Cyanotype paper is commonly used to make "sun prints". This is a simple chemistry project suitable for all ages. A great way to spend a sunny day outdoors. Details about the procedure below.
- Includes 10 sheets of 8" x 10" paper
- 100lb to withstand rinsing
- Smooth surface for crisp images
- Double sided = 2x exposures
- 100% natural and eco-friendly
- Hydro-milled & archival quality
Procedure for use:
1. Choose a design: Objects that lay flat against the paper make the sharpest images. Leaves, paper cutouts, and transparencies are good examples. You can also cut the paper down to smaller sizes if you need it to fit a frame.
2. Expose your image: Place your object on the paper and lay it in the sun. Exposure time will vary depending on the amount of sunlight. Longer exposure time will make the paper darker blue. Generally about 10 minutes is adequate time on a bright, sunny day but you may want to run a test print if you aren't sure. Tip: Both sides of the paper can be exposed, but make sure you do both sides before rinsing the paper. After exposure, remove the paper from the light.

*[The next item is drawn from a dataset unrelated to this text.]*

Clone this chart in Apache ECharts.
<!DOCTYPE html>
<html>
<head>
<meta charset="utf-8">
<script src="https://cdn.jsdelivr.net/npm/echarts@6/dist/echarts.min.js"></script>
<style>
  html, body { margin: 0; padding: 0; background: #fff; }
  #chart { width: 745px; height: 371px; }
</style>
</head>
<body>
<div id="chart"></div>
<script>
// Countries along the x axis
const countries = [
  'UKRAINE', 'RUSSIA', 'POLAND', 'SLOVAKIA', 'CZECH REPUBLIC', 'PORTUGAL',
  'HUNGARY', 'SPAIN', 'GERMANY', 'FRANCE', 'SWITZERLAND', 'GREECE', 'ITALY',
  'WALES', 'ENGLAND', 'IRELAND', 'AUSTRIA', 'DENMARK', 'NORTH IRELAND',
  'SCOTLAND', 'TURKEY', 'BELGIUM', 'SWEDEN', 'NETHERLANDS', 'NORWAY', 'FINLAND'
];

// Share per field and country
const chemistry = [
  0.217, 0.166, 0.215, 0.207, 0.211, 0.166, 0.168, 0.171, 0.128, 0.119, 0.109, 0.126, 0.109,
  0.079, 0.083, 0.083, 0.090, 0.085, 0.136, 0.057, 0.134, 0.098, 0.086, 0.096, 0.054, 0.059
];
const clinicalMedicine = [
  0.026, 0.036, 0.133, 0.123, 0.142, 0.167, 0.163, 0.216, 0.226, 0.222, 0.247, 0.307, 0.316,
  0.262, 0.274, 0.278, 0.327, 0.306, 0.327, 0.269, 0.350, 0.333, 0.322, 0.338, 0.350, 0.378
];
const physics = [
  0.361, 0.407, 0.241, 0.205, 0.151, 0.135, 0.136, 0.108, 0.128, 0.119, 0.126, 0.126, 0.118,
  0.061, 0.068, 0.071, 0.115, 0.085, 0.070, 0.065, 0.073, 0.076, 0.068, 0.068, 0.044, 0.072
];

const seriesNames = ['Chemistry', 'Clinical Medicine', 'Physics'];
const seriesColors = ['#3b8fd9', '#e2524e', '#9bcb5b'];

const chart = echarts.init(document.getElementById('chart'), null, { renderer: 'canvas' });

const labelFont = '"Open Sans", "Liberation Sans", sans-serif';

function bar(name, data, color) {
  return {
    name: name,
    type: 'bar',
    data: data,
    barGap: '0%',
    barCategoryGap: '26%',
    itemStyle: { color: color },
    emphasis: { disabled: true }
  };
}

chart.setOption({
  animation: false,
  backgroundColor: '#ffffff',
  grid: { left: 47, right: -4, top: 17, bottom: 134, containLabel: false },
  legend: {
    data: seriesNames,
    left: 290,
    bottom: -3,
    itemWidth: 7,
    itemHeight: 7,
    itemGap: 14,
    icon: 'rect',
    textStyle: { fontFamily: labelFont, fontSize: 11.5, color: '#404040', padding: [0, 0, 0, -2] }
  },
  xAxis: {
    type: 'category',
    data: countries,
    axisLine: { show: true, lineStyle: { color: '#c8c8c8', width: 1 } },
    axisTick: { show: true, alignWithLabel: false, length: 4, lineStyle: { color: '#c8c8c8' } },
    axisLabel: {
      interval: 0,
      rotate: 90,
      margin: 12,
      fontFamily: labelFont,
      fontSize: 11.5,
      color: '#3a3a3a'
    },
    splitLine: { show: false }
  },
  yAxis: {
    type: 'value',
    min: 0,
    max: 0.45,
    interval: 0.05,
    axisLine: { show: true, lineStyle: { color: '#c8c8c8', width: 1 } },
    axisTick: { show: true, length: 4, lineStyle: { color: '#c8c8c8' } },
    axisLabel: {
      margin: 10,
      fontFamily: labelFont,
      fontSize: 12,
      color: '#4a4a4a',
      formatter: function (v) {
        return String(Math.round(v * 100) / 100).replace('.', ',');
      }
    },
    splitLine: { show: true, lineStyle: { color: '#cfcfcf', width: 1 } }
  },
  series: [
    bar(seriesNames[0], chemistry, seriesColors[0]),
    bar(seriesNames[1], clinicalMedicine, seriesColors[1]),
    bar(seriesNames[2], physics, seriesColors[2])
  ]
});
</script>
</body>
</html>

3. Rinse your image: Rinse your exposed cyanotype paper under water for a few minutes until the water runs clear. The paper is made to withstand rinsing. Your image should begin to appear immediately. The paper will be cyan blue and your design will be white. Once you have rinsed the paper, the image is chemically set. Let it dry and you've made a blueprint!
You've probably seen cyanotype prints in the form of traditional engineering blueprints. Cyanotype paper, named after its cyan-blue hue, is type of paper that has been coated with a photosensitive solution. It was developed by Sir John Herschel in 1842 and its primary use was reproducing diagrams in engineering and architecture blueprints until it and other chemical printing methods became obsolete when Xerox photocopying machines became widely available.
The surface of the paper is coated with a photosensitive solution composed of potassium ferricyanide and ferric ammonium citrate that allows an image to be chemically transferred to the paper. This is done by placing a photographic negative or object atop the paper and letting UV rays “print” the image onto the cyanotype paper. The chemicals in the areas exposed to the light turn blue while the chemicals in unexposed areas wash away revealing the white paper beneath.
Anna Atkins used this paper for both biological imaging when she would place plant life onto this paper and used light to create its silhouette against the vivid blue. Check out her works!